• The request
Retype all material exactly. Pictures stay out of the copy.

• Information supplied
★ ★ ★ ★ ★ ★ ★

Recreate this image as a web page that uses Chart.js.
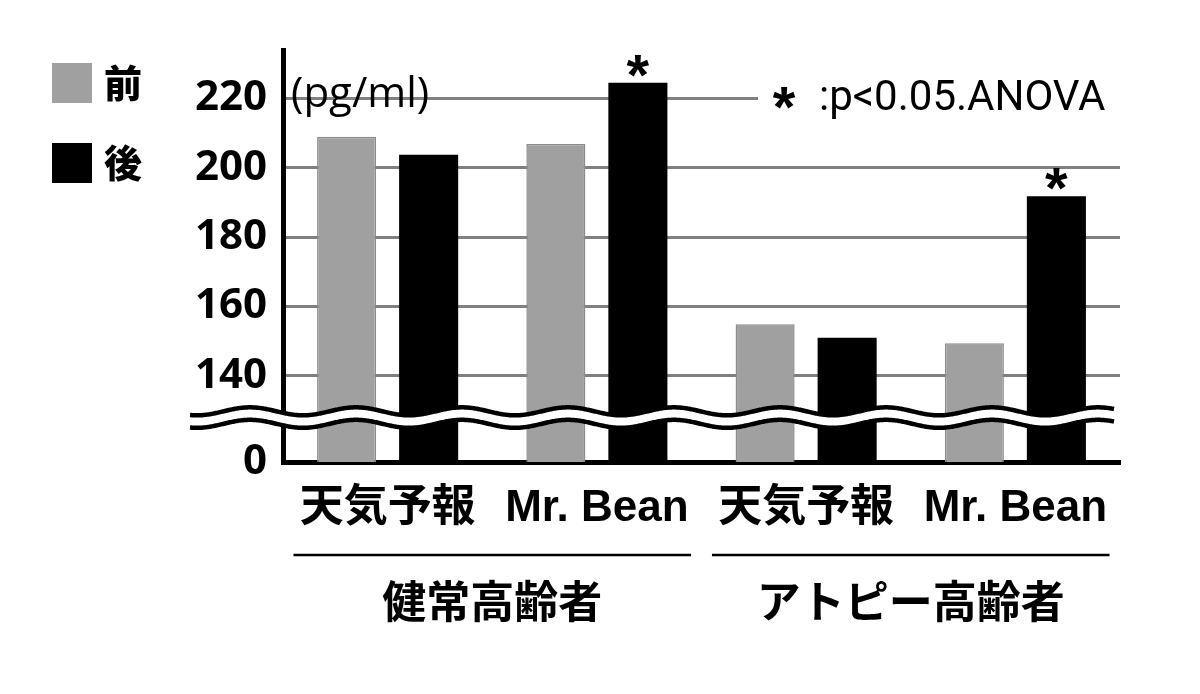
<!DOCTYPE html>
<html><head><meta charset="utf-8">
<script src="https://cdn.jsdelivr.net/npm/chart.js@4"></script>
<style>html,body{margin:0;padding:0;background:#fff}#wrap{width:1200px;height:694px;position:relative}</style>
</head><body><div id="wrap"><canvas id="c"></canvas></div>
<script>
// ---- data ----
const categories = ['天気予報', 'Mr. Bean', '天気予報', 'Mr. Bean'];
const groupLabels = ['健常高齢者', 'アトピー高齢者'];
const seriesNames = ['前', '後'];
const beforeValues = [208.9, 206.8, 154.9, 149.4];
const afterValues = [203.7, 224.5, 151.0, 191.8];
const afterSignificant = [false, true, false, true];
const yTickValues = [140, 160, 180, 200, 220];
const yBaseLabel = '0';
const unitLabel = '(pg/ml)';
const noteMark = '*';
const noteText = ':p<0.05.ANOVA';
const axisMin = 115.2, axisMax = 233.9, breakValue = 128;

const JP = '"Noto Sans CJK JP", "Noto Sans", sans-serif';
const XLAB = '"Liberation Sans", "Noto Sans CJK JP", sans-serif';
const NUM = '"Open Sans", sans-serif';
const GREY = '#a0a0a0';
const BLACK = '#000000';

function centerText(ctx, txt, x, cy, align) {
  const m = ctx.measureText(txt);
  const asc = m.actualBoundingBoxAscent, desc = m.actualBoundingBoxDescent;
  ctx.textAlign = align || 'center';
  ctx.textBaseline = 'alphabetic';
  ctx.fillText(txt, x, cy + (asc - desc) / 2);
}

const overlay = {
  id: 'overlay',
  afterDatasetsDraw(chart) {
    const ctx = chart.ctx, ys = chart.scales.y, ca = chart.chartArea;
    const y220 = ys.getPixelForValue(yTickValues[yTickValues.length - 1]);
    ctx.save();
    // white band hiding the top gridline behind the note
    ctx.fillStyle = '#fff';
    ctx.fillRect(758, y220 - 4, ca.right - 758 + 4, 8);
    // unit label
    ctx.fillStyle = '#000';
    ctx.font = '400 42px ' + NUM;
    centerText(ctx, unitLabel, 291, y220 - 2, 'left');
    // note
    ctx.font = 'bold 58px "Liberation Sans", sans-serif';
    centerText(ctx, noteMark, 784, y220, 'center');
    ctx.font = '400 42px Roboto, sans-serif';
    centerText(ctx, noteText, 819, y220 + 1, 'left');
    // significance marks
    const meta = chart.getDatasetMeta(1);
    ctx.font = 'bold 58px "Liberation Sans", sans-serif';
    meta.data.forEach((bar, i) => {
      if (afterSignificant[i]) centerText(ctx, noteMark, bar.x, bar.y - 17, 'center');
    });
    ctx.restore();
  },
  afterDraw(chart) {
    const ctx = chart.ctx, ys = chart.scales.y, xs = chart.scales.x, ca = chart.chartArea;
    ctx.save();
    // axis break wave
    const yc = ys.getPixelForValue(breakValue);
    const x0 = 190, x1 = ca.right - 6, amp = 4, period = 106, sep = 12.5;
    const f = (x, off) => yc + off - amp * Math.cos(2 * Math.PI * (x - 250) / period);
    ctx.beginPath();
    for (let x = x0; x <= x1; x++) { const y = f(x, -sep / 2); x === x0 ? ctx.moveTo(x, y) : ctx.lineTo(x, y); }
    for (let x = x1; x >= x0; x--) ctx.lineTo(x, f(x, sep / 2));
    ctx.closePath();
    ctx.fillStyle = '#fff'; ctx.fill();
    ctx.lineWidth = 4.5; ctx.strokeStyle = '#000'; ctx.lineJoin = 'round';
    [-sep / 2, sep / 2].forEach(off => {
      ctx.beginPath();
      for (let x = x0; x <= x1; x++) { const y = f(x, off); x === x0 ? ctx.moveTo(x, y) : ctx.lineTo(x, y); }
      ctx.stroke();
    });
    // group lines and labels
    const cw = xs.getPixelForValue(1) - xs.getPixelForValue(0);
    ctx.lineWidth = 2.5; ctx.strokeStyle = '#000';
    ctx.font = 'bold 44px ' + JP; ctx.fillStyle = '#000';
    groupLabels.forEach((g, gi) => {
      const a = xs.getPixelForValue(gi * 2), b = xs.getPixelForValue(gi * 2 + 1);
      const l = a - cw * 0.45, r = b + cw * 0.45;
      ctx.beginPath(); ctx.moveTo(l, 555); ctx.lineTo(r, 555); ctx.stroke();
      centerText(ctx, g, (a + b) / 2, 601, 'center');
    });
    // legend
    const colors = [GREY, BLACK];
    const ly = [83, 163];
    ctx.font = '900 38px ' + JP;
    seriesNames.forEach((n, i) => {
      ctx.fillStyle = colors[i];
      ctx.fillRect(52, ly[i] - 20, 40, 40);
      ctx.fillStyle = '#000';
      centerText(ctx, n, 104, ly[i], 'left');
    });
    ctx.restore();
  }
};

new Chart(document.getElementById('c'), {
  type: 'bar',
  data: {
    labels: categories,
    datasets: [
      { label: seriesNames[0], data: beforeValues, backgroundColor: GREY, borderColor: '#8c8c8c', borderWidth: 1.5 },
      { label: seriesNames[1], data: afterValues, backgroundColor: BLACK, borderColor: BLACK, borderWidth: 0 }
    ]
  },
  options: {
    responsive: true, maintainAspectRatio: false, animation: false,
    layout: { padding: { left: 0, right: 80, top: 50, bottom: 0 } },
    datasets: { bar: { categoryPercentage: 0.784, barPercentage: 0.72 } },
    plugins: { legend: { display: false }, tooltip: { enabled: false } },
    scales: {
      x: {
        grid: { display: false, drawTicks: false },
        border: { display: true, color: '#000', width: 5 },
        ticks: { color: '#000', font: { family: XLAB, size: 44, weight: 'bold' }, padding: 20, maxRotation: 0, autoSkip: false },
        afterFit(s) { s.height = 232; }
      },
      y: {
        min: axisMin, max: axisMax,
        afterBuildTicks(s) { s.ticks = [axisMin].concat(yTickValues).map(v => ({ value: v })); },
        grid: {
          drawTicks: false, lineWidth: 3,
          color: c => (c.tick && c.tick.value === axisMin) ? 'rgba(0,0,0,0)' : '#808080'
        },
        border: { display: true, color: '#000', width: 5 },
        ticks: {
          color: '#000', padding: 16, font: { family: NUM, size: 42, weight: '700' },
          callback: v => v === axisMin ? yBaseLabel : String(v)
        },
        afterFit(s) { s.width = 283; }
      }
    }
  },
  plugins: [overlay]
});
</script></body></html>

★ ★ ★ ★ ★ ★ ★

• Finished task
Recreate this image as a web page that uses Chart.js.
<!DOCTYPE html>
<html><head><meta charset="utf-8">
<script src="https://cdn.jsdelivr.net/npm/chart.js@4"></script>
<style>html,body{margin:0;padding:0;background:#fff}#wrap{width:1200px;height:694px;position:relative}</style>
</head><body><div id="wrap"><canvas id="c"></canvas></div>
<script>
// ---- data ----
const categories = ['天気予報', 'Mr. Bean', '天気予報', 'Mr. Bean'];
const groupLabels = ['健常高齢者', 'アトピー高齢者'];
const seriesNames = ['前', '後'];
const beforeValues = [208.9, 206.8, 154.9, 149.4];
const afterValues = [203.7, 224.5, 151.0, 191.8];
const afterSignificant = [false, true, false, true];
const yTickValues = [140, 160, 180, 200, 220];
const yBaseLabel = '0';
const unitLabel = '(pg/ml)';
const noteMark = '*';
const noteText = ':p<0.05.ANOVA';
const axisMin = 115.2, axisMax = 233.9, breakValue = 128;

const JP = '"Noto Sans CJK JP", "Noto Sans", sans-serif';
const XLAB = '"Liberation Sans", "Noto Sans CJK JP", sans-serif';
const NUM = '"Open Sans", sans-serif';
const GREY = '#a0a0a0';
const BLACK = '#000000';

function centerText(ctx, txt, x, cy, align) {
  const m = ctx.measureText(txt);
  const asc = m.actualBoundingBoxAscent, desc = m.actualBoundingBoxDescent;
  ctx.textAlign = align || 'center';
  ctx.textBaseline = 'alphabetic';
  ctx.fillText(txt, x, cy + (asc - desc) / 2);
}

const overlay = {
  id: 'overlay',
  afterDatasetsDraw(chart) {
    const ctx = chart.ctx, ys = chart.scales.y, ca = chart.chartArea;
    const y220 = ys.getPixelForValue(yTickValues[yTickValues.length - 1]);
    ctx.save();
    // white band hiding the top gridline behind the note
    ctx.fillStyle = '#fff';
    ctx.fillRect(758, y220 - 4, ca.right - 758 + 4, 8);
    // unit label
    ctx.fillStyle = '#000';
    ctx.font = '400 42px ' + NUM;
    centerText(ctx, unitLabel, 291, y220 - 2, 'left');
    // note
    ctx.font = 'bold 58px "Liberation Sans", sans-serif';
    centerText(ctx, noteMark, 784, y220, 'center');
    ctx.font = '400 42px Roboto, sans-serif';
    centerText(ctx, noteText, 819, y220 + 1, 'left');
    // significance marks
    const meta = chart.getDatasetMeta(1);
    ctx.font = 'bold 58px "Liberation Sans", sans-serif';
    meta.data.forEach((bar, i) => {
      if (afterSignificant[i]) centerText(ctx, noteMark, bar.x, bar.y - 17, 'center');
    });
    ctx.restore();
  },
  afterDraw(chart) {
    const ctx = chart.ctx, ys = chart.scales.y, xs = chart.scales.x, ca = chart.chartArea;
    ctx.save();
    // axis break wave
    const yc = ys.getPixelForValue(breakValue);
    const x0 = 190, x1 = ca.right - 6, amp = 4, period = 106, sep = 12.5;
    const f = (x, off) => yc + off - amp * Math.cos(2 * Math.PI * (x - 250) / period);
    ctx.beginPath();
    for (let x = x0; x <= x1; x++) { const y = f(x, -sep / 2); x === x0 ? ctx.moveTo(x, y) : ctx.lineTo(x, y); }
    for (let x = x1; x >= x0; x--) ctx.lineTo(x, f(x, sep / 2));
    ctx.closePath();
    ctx.fillStyle = '#fff'; ctx.fill();
    ctx.lineWidth = 4.5; ctx.strokeStyle = '#000'; ctx.lineJoin = 'round';
    [-sep / 2, sep / 2].forEach(off => {
      ctx.beginPath();
      for (let x = x0; x <= x1; x++) { const y = f(x, off); x === x0 ? ctx.moveTo(x, y) : ctx.lineTo(x, y); }
      ctx.stroke();
    });
    // group lines and labels
    const cw = xs.getPixelForValue(1) - xs.getPixelForValue(0);
    ctx.lineWidth = 2.5; ctx.strokeStyle = '#000';
    ctx.font = 'bold 44px ' + JP; ctx.fillStyle = '#000';
    groupLabels.forEach((g, gi) => {
      const a = xs.getPixelForValue(gi * 2), b = xs.getPixelForValue(gi * 2 + 1);
      const l = a - cw * 0.45, r = b + cw * 0.45;
      ctx.beginPath(); ctx.moveTo(l, 555); ctx.lineTo(r, 555); ctx.stroke();
      centerText(ctx, g, (a + b) / 2, 601, 'center');
    });
    // legend
    const colors = [GREY, BLACK];
    const ly = [83, 163];
    ctx.font = '900 38px ' + JP;
    seriesNames.forEach((n, i) => {
      ctx.fillStyle = colors[i];
      ctx.fillRect(52, ly[i] - 20, 40, 40);
      ctx.fillStyle = '#000';
      centerText(ctx, n, 104, ly[i], 'left');
    });
    ctx.restore();
  }
};

new Chart(document.getElementById('c'), {
  type: 'bar',
  data: {
    labels: categories,
    datasets: [
      { label: seriesNames[0], data: beforeValues, backgroundColor: GREY, borderColor: '#8c8c8c', borderWidth: 1.5 },
      { label: seriesNames[1], data: afterValues, backgroundColor: BLACK, borderColor: BLACK, borderWidth: 0 }
    ]
  },
  options: {
    responsive: true, maintainAspectRatio: false, animation: false,
    layout: { padding: { left: 0, right: 80, top: 50, bottom: 0 } },
    datasets: { bar: { categoryPercentage: 0.784, barPercentage: 0.72 } },
    plugins: { legend: { display: false }, tooltip: { enabled: false } },
    scales: {
      x: {
        grid: { display: false, drawTicks: false },
        border: { display: true, color: '#000', width: 5 },
        ticks: { color: '#000', font: { family: XLAB, size: 44, weight: 'bold' }, padding: 20, maxRotation: 0, autoSkip: false },
        afterFit(s) { s.height = 232; }
      },
      y: {
        min: axisMin, max: axisMax,
        afterBuildTicks(s) { s.ticks = [axisMin].concat(yTickValues).map(v => ({ value: v })); },
        grid: {
          drawTicks: false, lineWidth: 3,
          color: c => (c.tick && c.tick.value === axisMin) ? 'rgba(0,0,0,0)' : '#808080'
        },
        border: { display: true, color: '#000', width: 5 },
        ticks: {
          color: '#000', padding: 16, font: { family: NUM, size: 42, weight: '700' },
          callback: v => v === axisMin ? yBaseLabel : String(v)
        },
        afterFit(s) { s.width = 283; }
      }
    }
  },
  plugins: [overlay]
});
</script></body></html>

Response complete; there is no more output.